What this task involves.
All the data should be repeated exactly. Any image in it is left out.

Provided data.
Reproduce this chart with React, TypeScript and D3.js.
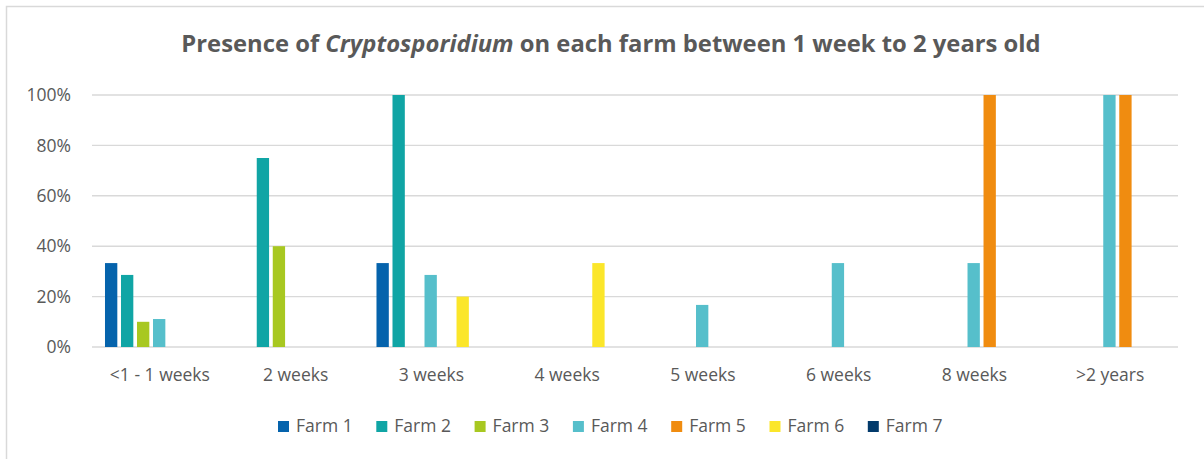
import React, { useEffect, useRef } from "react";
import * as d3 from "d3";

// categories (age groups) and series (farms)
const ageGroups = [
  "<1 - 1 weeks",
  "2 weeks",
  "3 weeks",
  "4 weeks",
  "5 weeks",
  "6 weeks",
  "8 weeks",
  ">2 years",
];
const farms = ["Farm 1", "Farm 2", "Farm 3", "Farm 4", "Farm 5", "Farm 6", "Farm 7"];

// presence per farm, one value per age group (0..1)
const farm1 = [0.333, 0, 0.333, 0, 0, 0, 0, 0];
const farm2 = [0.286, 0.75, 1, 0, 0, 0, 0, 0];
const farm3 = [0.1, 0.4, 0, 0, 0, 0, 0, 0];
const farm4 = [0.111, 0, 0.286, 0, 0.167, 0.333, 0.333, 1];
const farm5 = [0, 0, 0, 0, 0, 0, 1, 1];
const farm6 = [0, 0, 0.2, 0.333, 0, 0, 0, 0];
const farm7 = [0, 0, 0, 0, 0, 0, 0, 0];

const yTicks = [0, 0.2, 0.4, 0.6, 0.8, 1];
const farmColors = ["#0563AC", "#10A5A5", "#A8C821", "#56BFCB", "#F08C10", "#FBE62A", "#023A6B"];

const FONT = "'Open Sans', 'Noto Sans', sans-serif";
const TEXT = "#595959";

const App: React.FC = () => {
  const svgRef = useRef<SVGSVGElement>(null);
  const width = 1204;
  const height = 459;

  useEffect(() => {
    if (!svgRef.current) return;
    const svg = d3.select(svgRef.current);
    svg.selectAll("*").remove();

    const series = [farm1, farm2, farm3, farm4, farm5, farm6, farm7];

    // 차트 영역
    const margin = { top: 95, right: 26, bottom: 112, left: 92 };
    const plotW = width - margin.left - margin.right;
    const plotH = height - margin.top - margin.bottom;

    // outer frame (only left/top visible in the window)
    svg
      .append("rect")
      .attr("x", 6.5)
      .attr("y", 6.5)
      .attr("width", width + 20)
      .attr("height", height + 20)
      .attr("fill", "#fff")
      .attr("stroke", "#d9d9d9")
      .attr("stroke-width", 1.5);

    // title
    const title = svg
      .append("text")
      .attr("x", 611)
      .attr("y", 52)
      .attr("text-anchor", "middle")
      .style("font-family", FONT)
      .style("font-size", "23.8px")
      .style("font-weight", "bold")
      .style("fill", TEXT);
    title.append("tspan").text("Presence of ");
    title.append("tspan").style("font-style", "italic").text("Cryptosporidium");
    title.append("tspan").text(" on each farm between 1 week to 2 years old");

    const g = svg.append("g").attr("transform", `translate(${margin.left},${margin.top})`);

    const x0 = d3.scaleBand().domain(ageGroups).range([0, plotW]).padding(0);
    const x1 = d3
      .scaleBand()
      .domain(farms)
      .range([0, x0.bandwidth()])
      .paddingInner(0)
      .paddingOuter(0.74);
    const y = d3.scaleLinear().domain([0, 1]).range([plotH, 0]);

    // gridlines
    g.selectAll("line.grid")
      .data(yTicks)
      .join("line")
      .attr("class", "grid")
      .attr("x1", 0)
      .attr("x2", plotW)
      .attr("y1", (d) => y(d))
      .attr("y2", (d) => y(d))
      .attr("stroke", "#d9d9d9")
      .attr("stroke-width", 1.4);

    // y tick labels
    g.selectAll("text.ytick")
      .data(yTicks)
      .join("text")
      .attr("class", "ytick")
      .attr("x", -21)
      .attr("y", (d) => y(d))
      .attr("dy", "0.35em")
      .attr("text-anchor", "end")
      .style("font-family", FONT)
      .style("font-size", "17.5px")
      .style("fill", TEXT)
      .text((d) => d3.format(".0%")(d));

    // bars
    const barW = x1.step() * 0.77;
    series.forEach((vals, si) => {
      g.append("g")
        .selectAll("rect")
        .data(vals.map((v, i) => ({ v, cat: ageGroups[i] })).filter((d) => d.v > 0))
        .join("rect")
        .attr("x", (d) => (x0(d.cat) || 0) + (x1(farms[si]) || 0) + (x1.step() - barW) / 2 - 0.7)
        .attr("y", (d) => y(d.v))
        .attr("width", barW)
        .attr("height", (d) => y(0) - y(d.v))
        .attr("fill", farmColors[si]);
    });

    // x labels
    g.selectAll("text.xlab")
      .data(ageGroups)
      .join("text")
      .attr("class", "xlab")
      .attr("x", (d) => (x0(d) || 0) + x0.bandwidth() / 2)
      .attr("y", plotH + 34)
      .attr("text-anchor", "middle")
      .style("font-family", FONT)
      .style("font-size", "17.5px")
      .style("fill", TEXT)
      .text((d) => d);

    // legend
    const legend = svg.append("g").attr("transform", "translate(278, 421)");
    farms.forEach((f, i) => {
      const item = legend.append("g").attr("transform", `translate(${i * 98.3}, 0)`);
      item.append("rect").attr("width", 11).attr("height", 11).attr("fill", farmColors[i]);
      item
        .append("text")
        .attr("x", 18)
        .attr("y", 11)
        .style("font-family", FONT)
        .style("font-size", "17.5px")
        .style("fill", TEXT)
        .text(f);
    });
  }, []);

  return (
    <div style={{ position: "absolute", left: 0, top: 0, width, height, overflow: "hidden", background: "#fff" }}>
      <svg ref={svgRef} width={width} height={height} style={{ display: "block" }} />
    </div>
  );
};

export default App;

The solution.
Reproduce this chart with React, TypeScript and D3.js.
import React, { useEffect, useRef } from "react";
import * as d3 from "d3";

// categories (age groups) and series (farms)
const ageGroups = [
  "<1 - 1 weeks",
  "2 weeks",
  "3 weeks",
  "4 weeks",
  "5 weeks",
  "6 weeks",
  "8 weeks",
  ">2 years",
];
const farms = ["Farm 1", "Farm 2", "Farm 3", "Farm 4", "Farm 5", "Farm 6", "Farm 7"];

// presence per farm, one value per age group (0..1)
const farm1 = [0.333, 0, 0.333, 0, 0, 0, 0, 0];
const farm2 = [0.286, 0.75, 1, 0, 0, 0, 0, 0];
const farm3 = [0.1, 0.4, 0, 0, 0, 0, 0, 0];
const farm4 = [0.111, 0, 0.286, 0, 0.167, 0.333, 0.333, 1];
const farm5 = [0, 0, 0, 0, 0, 0, 1, 1];
const farm6 = [0, 0, 0.2, 0.333, 0, 0, 0, 0];
const farm7 = [0, 0, 0, 0, 0, 0, 0, 0];

const yTicks = [0, 0.2, 0.4, 0.6, 0.8, 1];
const farmColors = ["#0563AC", "#10A5A5", "#A8C821", "#56BFCB", "#F08C10", "#FBE62A", "#023A6B"];

const FONT = "'Open Sans', 'Noto Sans', sans-serif";
const TEXT = "#595959";

const App: React.FC = () => {
  const svgRef = useRef<SVGSVGElement>(null);
  const width = 1204;
  const height = 459;

  useEffect(() => {
    if (!svgRef.current) return;
    const svg = d3.select(svgRef.current);
    svg.selectAll("*").remove();

    const series = [farm1, farm2, farm3, farm4, farm5, farm6, farm7];

    // 차트 영역
    const margin = { top: 95, right: 26, bottom: 112, left: 92 };
    const plotW = width - margin.left - margin.right;
    const plotH = height - margin.top - margin.bottom;

    // outer frame (only left/top visible in the window)
    svg
      .append("rect")
      .attr("x", 6.5)
      .attr("y", 6.5)
      .attr("width", width + 20)
      .attr("height", height + 20)
      .attr("fill", "#fff")
      .attr("stroke", "#d9d9d9")
      .attr("stroke-width", 1.5);

    // title
    const title = svg
      .append("text")
      .attr("x", 611)
      .attr("y", 52)
      .attr("text-anchor", "middle")
      .style("font-family", FONT)
      .style("font-size", "23.8px")
      .style("font-weight", "bold")
      .style("fill", TEXT);
    title.append("tspan").text("Presence of ");
    title.append("tspan").style("font-style", "italic").text("Cryptosporidium");
    title.append("tspan").text(" on each farm between 1 week to 2 years old");

    const g = svg.append("g").attr("transform", `translate(${margin.left},${margin.top})`);

    const x0 = d3.scaleBand().domain(ageGroups).range([0, plotW]).padding(0);
    const x1 = d3
      .scaleBand()
      .domain(farms)
      .range([0, x0.bandwidth()])
      .paddingInner(0)
      .paddingOuter(0.74);
    const y = d3.scaleLinear().domain([0, 1]).range([plotH, 0]);

    // gridlines
    g.selectAll("line.grid")
      .data(yTicks)
      .join("line")
      .attr("class", "grid")
      .attr("x1", 0)
      .attr("x2", plotW)
      .attr("y1", (d) => y(d))
      .attr("y2", (d) => y(d))
      .attr("stroke", "#d9d9d9")
      .attr("stroke-width", 1.4);

    // y tick labels
    g.selectAll("text.ytick")
      .data(yTicks)
      .join("text")
      .attr("class", "ytick")
      .attr("x", -21)
      .attr("y", (d) => y(d))
      .attr("dy", "0.35em")
      .attr("text-anchor", "end")
      .style("font-family", FONT)
      .style("font-size", "17.5px")
      .style("fill", TEXT)
      .text((d) => d3.format(".0%")(d));

    // bars
    const barW = x1.step() * 0.77;
    series.forEach((vals, si) => {
      g.append("g")
        .selectAll("rect")
        .data(vals.map((v, i) => ({ v, cat: ageGroups[i] })).filter((d) => d.v > 0))
        .join("rect")
        .attr("x", (d) => (x0(d.cat) || 0) + (x1(farms[si]) || 0) + (x1.step() - barW) / 2 - 0.7)
        .attr("y", (d) => y(d.v))
        .attr("width", barW)
        .attr("height", (d) => y(0) - y(d.v))
        .attr("fill", farmColors[si]);
    });

    // x labels
    g.selectAll("text.xlab")
      .data(ageGroups)
      .join("text")
      .attr("class", "xlab")
      .attr("x", (d) => (x0(d) || 0) + x0.bandwidth() / 2)
      .attr("y", plotH + 34)
      .attr("text-anchor", "middle")
      .style("font-family", FONT)
      .style("font-size", "17.5px")
      .style("fill", TEXT)
      .text((d) => d);

    // legend
    const legend = svg.append("g").attr("transform", "translate(278, 421)");
    farms.forEach((f, i) => {
      const item = legend.append("g").attr("transform", `translate(${i * 98.3}, 0)`);
      item.append("rect").attr("width", 11).attr("height", 11).attr("fill", farmColors[i]);
      item
        .append("text")
        .attr("x", 18)
        .attr("y", 11)
        .style("font-family", FONT)
        .style("font-size", "17.5px")
        .style("fill", TEXT)
        .text(f);
    });
  }, []);

  return (
    <div style={{ position: "absolute", left: 0, top: 0, width, height, overflow: "hidden", background: "#fff" }}>
      <svg ref={svgRef} width={width} height={height} style={{ display: "block" }} />
    </div>
  );
};

export default App;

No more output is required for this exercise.